Solicitado a fazer um novo pagamento à empresa de cuidadores de idosos, Eduardo Mello conseguiu negociar duas novas transferências bancárias, nos meses de maio e junho, no valor de R$ 2.665 cada uma, para não deixar seus pais sem assistência.
— O pagamento é feito normalmente com a aposentadoria dos meus pais. Pensei até em pegar dinheiro emprestado para fazer o novo pagamento — diz ele: — Foi um alívio conseguir dividir a quantia.
Para reduzir a probabilidade de sofrer esse tipo de golpe, o advogado do Instituto Brasileiro de Defesa do Consumidor (Idec), Igor Marchetti, recomenda que os consumidores suspeitem quando há presença de erros de português ou diferenças na formatação dos boletos; verifiquem a existência de falhas no leitor de código de barras; evitem usar computadores públicos para esse tipo de transação; e instalem um antivírus no dispositivo.

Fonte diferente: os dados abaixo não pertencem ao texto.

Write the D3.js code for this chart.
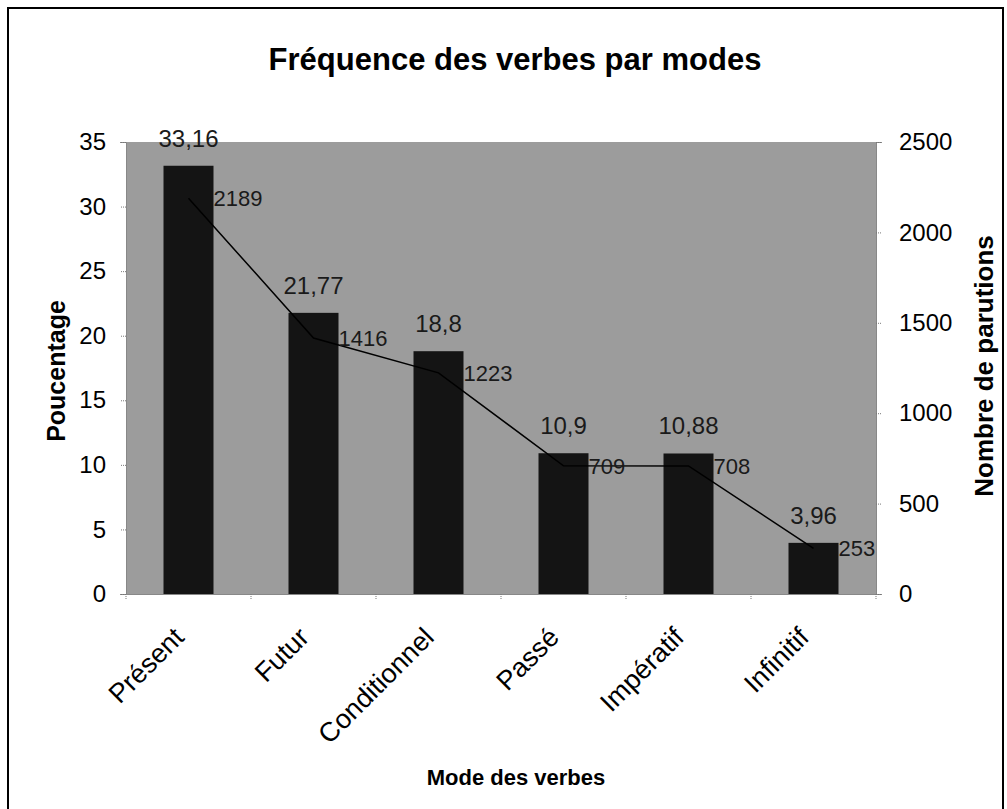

Mesmo assim, para Marchetti, o prejuízo do golpe deve ser assumido tanto pelo banco, quanto pela prestadora de serviços, já que, segundo o previsto no artigo 20 do Código de Defesa do Consumidor (CDC), a partir do momento em que oferecem a forma de pagamento, assumem os riscos:
— A recomendação é que o consumidor tire cópia e faça um boletim de ocorrência, mostrando o boleto e o comprovante de pagamento, bem como as mensagens de envio para o documento falso. Depois, entendemos que poderá contatar o banco e o prestador de serviço para ter reparação, pois estes também têm responsabilidade, já que fica evidente o conhecimento do golpista sobre o contrato de prestação de serviços.